While some worker centers may engage in many of the same activities as unions, they are not bound by national labor laws or financial reporting requirements. In order to address the actual and potential presence of worker centers, companies need to take several steps.

  • Understand the growth in worker center activities. With the explosion of worker centers across the country, these organizations may already be talking with employees. Many worker centers are also very adept with the use of social media.
  • Work with legal counsel. The relationships between businesses and traditional unions are governed by laws and regulations, and are generally clear cut. When questions arise, there are regulatory authorities to consult and procedures to follow to reach a resolution. None of these rules exist with worker centers. Employers with workforces that could be targeted by back-door unionizing activities need to work closely with their in-house legal departments and outside counsel to understand what their rights are when dealing with these groups.
    Attorneys can also clarify the rights of employees and the appropriate steps employers should take when workers participate in worker-center-led activities. Remember that non-union workers have rights under Section 7 of the National Labor Relations Act to “self-organization, to form, join, or assist labor organizations, to bargain collectively through representatives of their own choosing, and to engage in other concerted activities for the purpose of collective bargaining or other mutual aid or protection.” If non-union employees join in actions organized by worker centers, including work stoppages, they may be protected by federal laws.
  • Consider becoming involved. While many worker centers do not engage in anything remotely close to union work, others do. These groups enjoy the perks of unions but are not responsible to employees, businesses or regulatory authorities. To ensure that all the rules are being followed and that workers’ best interests are being served, companies may want to consider becoming involved in lobbying and education efforts regarding worker centers, either on their own or through associations or groups.
  • Talk to employees. Like unions, worker centers target industries and companies where employees often feel like they don’t have a voice. To head off potential issues, executives, managers and supervisors should take time to ensure that employees feel they have an open dialogue with the company.
  • Ensure fair and consistent policies.   Employers should work especially hard to ensure that all of their managers and supervisors are consistent and fair across the board.  This does not mean pandering to poor performing employees, but it does mean applying work rules consistently and adequately explaining the reasons behind any discipline.

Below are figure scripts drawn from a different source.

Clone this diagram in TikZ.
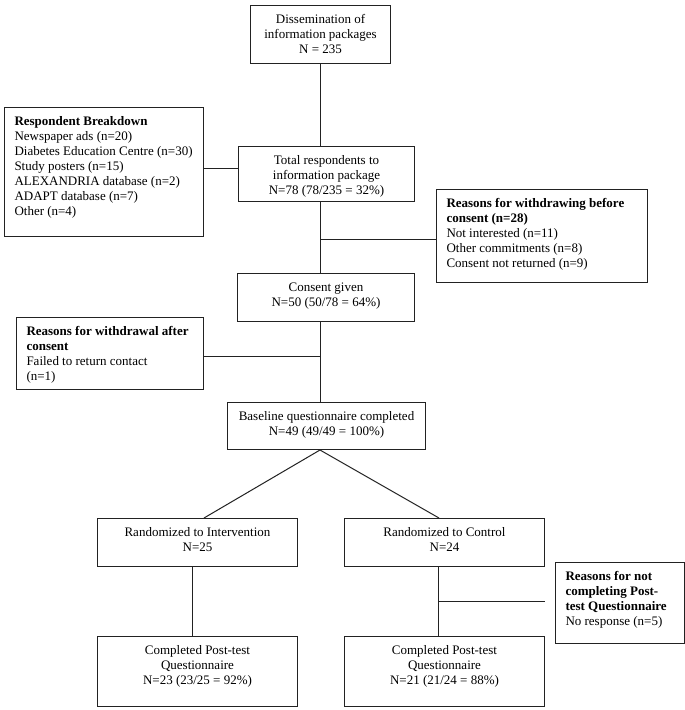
\documentclass[tikz,border=0pt]{standalone}
\usepackage{fontspec}
\setmainfont{Liberation Serif}
\definecolor{linec}{HTML}{222222}
\newcommand\cboxtext[3]{\parbox[t][#2][t]{#1}{\centering\vspace*{7.5pt}\strut#3}}
\newcommand\lboxtext[3]{\parbox[t][#2][t]{#1}{\raggedright\leftskip=10pt\vspace*{7.5pt}\strut#3}}
\tikzset{
  box/.style={draw=linec, line width=1pt, inner sep=0pt, anchor=north west, font=\fontsize{13}{15}\selectfont},
  conn/.style={draw=linec, line width=1pt}
}
\begin{document}
\begin{tikzpicture}[x=1pt,y=-1pt]
\useasboundingbox[fill=white] (0,0) rectangle (685,710);
% boxes
\node[box] (top) at (250,5) {\cboxtext{140pt}{58pt}{Dissemination of\\information packages\\N = 235}};
\node[box] (breakdown) at (4,107) {\lboxtext{199pt}{129pt}{\textbf{Respondent Breakdown}\\Newspaper ads (n=20)\\Diabetes Education Centre (n=30)\\Study posters (n=15)\\ALEXANDRIA database (n=2)\\ADAPT database (n=7)\\Other (n=4)}};
\node[box] (resp) at (238,146) {\cboxtext{176pt}{55pt}{Total respondents to\\information package\\N=78 (78/235 = 32\%)}};
\node[box] (before) at (436,189) {\lboxtext{211pt}{93pt}{\textbf{Reasons for withdrawing before}\\\textbf{consent (n=28)}\\Not interested (n=11)\\Other commitments (n=8)\\Consent not returned (n=9)}};
\node[box] (consent) at (237,273) {\cboxtext{177pt}{48pt}{Consent given\\N=50 (50/78 = 64\%)}};
\node[box] (withdrawal) at (16,317) {\lboxtext{187pt}{72pt}{\textbf{Reasons for withdrawal after}\\\textbf{consent}\\Failed to return contact\\(n=1)}};
\node[box] (baseline) at (227,402) {\cboxtext{198pt}{47pt}{Baseline questionnaire completed\\N=49 (49/49 = 100\%)}};
\node[box] (intv) at (97,518) {\cboxtext{200pt}{48pt}{Randomized to Intervention\\N=25}};
\node[box] (ctrl) at (344,518) {\cboxtext{200pt}{48pt}{Randomized to Control\\N=24}};
\node[box] (notc) at (555,562) {\lboxtext{129pt}{81pt}{\textbf{Reasons for not}\\\textbf{completing Post-}\\\textbf{test Questionnaire}\\No response (n=5)}};
\node[box] (compi) at (97,636) {\cboxtext{200pt}{70pt}{Completed Post-test\\Questionnaire\\N=23 (23/25 = 92\%)}};
\node[box] (compc) at (344,636) {\cboxtext{200pt}{70pt}{Completed Post-test\\Questionnaire\\N=21 (21/24 = 88\%)}};
% helper coordinates
\coordinate (sp) at (320,0);
\coordinate (lv) at (192,0);
\coordinate (rv) at (438,0);
\coordinate (dl) at (204,0);
\coordinate (dr) at (439,0);
\coordinate (y1) at (0,168);
\coordinate (y2) at (0,239);
\coordinate (y3) at (0,356);
\coordinate (y4) at (0,601);
% connectors
\draw[conn] (top.south) -- (top.south |- resp.north);
\draw[conn] (sp |- resp.south) -- (sp |- consent.north);
\draw[conn] (sp |- consent.south) -- (sp |- baseline.north);
\draw[conn] (breakdown.east |- y1) -- (resp.west |- y1);
\draw[conn] (sp |- y2) -- (before.west |- y2);
\draw[conn] (withdrawal.east |- y3) -- (sp |- y3);
\draw[conn] (dl |- intv.north) -- (sp |- baseline.south) -- (dr |- ctrl.north);
\draw[conn] (lv |- intv.south) -- (lv |- compi.north);
\draw[conn] (rv |- ctrl.south) -- (rv |- compc.north);
\draw[conn] (rv |- y4) -- (ctrl.east |- y4);
\end{tikzpicture}
\end{document}
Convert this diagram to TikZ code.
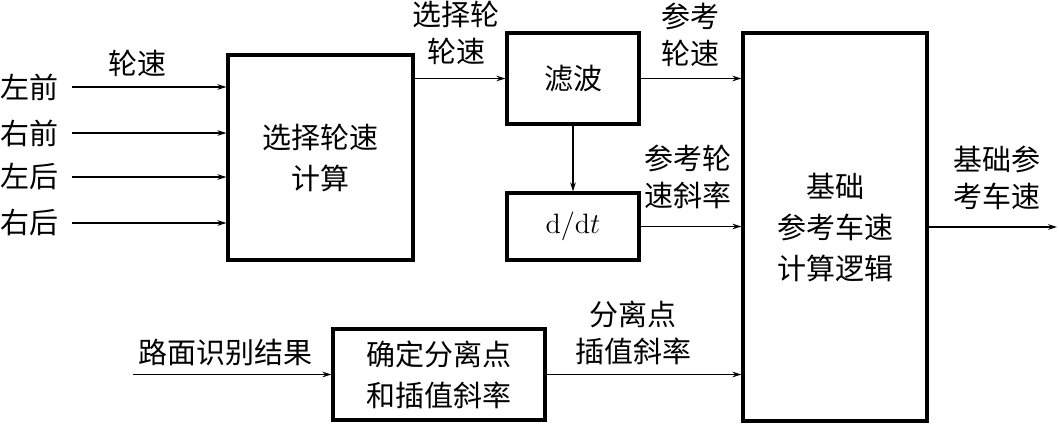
\documentclass[tikz,border=0pt]{standalone}
\usepackage{fontspec}
\usepackage{tikz}
\newfontfamily\cjk{Noto Sans CJK SC}
\usetikzlibrary{positioning}
\usetikzlibrary{arrows.meta}

\begin{document}
\begin{tikzpicture}[
  blk/.style={rectangle, draw=black, line width=1.6pt, inner sep=0pt, align=center, font=\cjk\fontsize{14.5}{20.5}\selectfont},
  lbl/.style={inner sep=0pt, align=center, font=\cjk\fontsize{14.5}{18.5}\selectfont},
  arr/.style={line width=0.65pt, -{Stealth[length=4.5pt, width=2.8pt]}}]
\useasboundingbox (0pt, 0pt) rectangle (529.5pt, -211.5pt);
% blocks
\node (sel) [blk, minimum width=92.5pt, minimum height=102.5pt] at (160.25pt, -78.75pt) {选择轮速\\计算};
\node (filt) [blk, minimum width=66pt, minimum height=45.5pt] at (286.5pt, -39.25pt) {滤波};
\node (diff) [blk, minimum width=66pt, minimum height=33.5pt, font=\fontsize{14}{17}\selectfont] at (286.5pt, -113.25pt) {$\mathrm{d}/\mathrm{d}t$};
\node (base) [blk, minimum width=92pt, minimum height=194pt] at (417.5pt, -113.5pt) {基础\\参考车速\\计算逻辑};
\node (sep) [blk, minimum width=106pt, minimum height=45.5pt] at (219.5pt, -187.25pt) {确定分离点\\和插值斜率};
% inputs
\node (lf) [lbl] at (14.5pt, -43.5pt) {左前};
\node (rf) [lbl] at (14.5pt, -66.5pt) {右前};
\node (lr) [lbl] at (14.5pt, -88.5pt) {左后};
\node (rr) [lbl] at (14.5pt, -111.5pt) {右后};
\coordinate (lf0) at (36pt, -43.5pt);
\coordinate (rf0) at (36pt, -66.5pt);
\coordinate (lr0) at (36pt, -88.5pt);
\coordinate (rr0) at (36pt, -111.5pt);
\coordinate (road) at (66.5pt, -187.25pt);
\coordinate (out) at (528.5pt, -113.5pt);
% labels
\node (ws) [lbl] at (68.5pt, -31.5pt) {轮速};
\node (selws) [lbl] at (228pt, -16.5pt) {选择轮\\轮速};
\node (refws) [lbl] at (345pt, -17.5pt) {参考\\轮速};
\node (refslope) [lbl] at (344pt, -88.5pt) {参考轮\\速斜率};
\node (basev) [lbl] at (498.5pt, -89pt) {基础参\\考车速};
\node (sepslope) [lbl] at (316.5pt, -166.5pt) {分离点\\插值斜率};
\node (roadres) [lbl] at (112.5pt, -176.5pt) {路面识别结果};
% connectors
\draw [arr] (lf0) to (lf0 -| sel.west);
\draw [arr] (rf0) to (rf0 -| sel.west);
\draw [arr] (lr0) to (lr0 -| sel.west);
\draw [arr] (rr0) to (rr0 -| sel.west);
\draw [arr] (sel.east |- filt.west) to (filt.west);
\draw [arr] (filt.east) to (filt.east -| base.west);
\draw [arr] (filt.south) to (diff.north);
\draw [arr] (diff.east) to (diff.east -| base.west);
\draw [arr] (road) to (sep.west);
\draw [arr] (sep.east) to (sep.east -| base.west);
\draw [arr] (base.east) to (out);
\end{tikzpicture}
\end{document}
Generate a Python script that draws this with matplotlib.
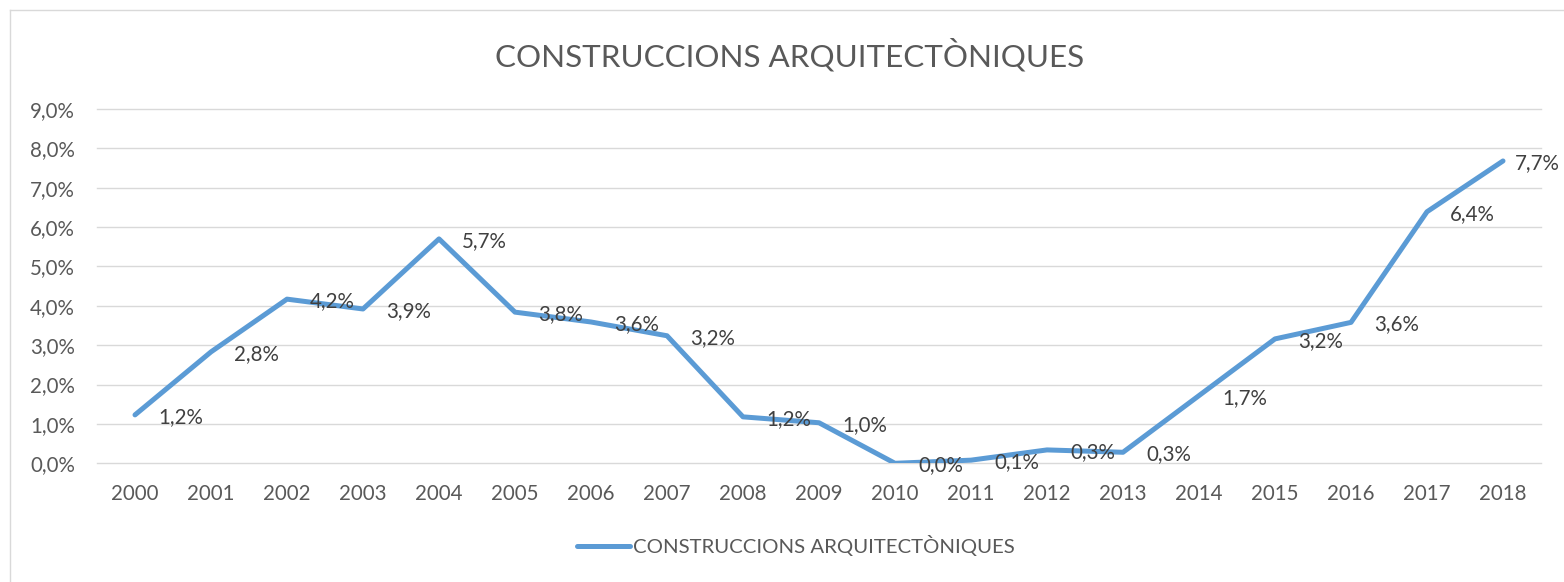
import matplotlib.pyplot as plt
from matplotlib.lines import Line2D

# данные графика
years = ['2000', '2001', '2002', '2003', '2004', '2005', '2006', '2007', '2008', '2009',
         '2010', '2011', '2012', '2013', '2014', '2015', '2016', '2017', '2018']
values = [1.23, 2.83, 4.17, 3.92, 5.70, 3.84, 3.59, 3.24, 1.18, 1.03,
          0.00, 0.08, 0.34, 0.28, 1.72, 3.16, 3.58, 6.39, 7.68]
y_ticks = [0, 1, 2, 3, 4, 5, 6, 7, 8, 9]
title = 'CONSTRUCCIONS ARQUITECTÒNIQUES'

plt.rcParams['font.family'] = ['Lato', 'DejaVu Sans']
blue = '#5B9BD5'
gray = '#595959'

fig = plt.figure(figsize=(15.64, 5.82), dpi=100)
ax = fig.add_axes([97 / 1564, 1 - 463.3 / 582, 1444 / 1564, 354.3 / 582])

x = list(range(len(years)))
ax.plot(x, values, color=blue, lw=3.6, solid_capstyle='round', solid_joinstyle='round',
        zorder=3)

# подписи значений справа от точек
for i, v in enumerate(values):
    dx = 8.6 if i == len(values) - 1 else 16.6
    ax.annotate(f'{v:.1f}%'.replace('.', ','), (i, v), xytext=(dx, -1.5),
                textcoords='offset points', ha='left', va='center',
                fontsize=14.8, color='#404040', zorder=4)

ax.set_xlim(-0.5, len(years) - 0.5)
ax.set_ylim(0, 9)
ax.set_xticks(x)
ax.set_xticklabels(years)
ax.set_yticks(y_ticks)
ax.set_yticklabels([f'{t},0%' for t in y_ticks])
ax.tick_params(length=0, labelsize=14.8, labelcolor=gray)
ax.tick_params(axis='x', pad=15)
ax.tick_params(axis='y', pad=16)
ax.grid(axis='y', color='#D9D9D9', lw=1.0)
ax.set_axisbelow(True)
for gl in ax.get_ygridlines():
    gl.set_clip_on(False)
for s in ax.spines.values():
    s.set_visible(False)

fig.text(790 / 1564, 1 - 55 / 582, title, ha='center', va='center',
         fontsize=22.6, color=gray)

handle = Line2D([], [], color=blue, lw=3.6, solid_capstyle='round')
fig.legend([handle], [title], loc='center', bbox_to_anchor=(796 / 1564, 1 - 546 / 582),
           frameon=False, fontsize=14.7, labelcolor=gray, handlelength=2.6,
           handletextpad=0.12)

# рамка вокруг диаграммы
fig.add_artist(Line2D([10 / 1564, 10 / 1564], [0, 1 - 10 / 582], color='#D9D9D9', lw=1))
fig.add_artist(Line2D([10 / 1564, 1], [1 - 10 / 582, 1 - 10 / 582], color='#D9D9D9', lw=1))

fig.savefig('out.png', dpi=100)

  • Recognize signs of union activity. Early identification of union activity gives employers the opportunity to address problems and inform employees of basic facts about unions before employees make a decision one way or another on a potential union. Employers should train supervisors and managers on union issues, and instruct them to immediately report union activity to the company.  This includes recognizing worker center activity.

As unions struggle to keep members through traditional methods, they are increasingly looking to other approaches to increase their numbers, including developing relationships with worker centers. Employers need to understand how these UFO groups target workforces, and how to protect themselves and their employees.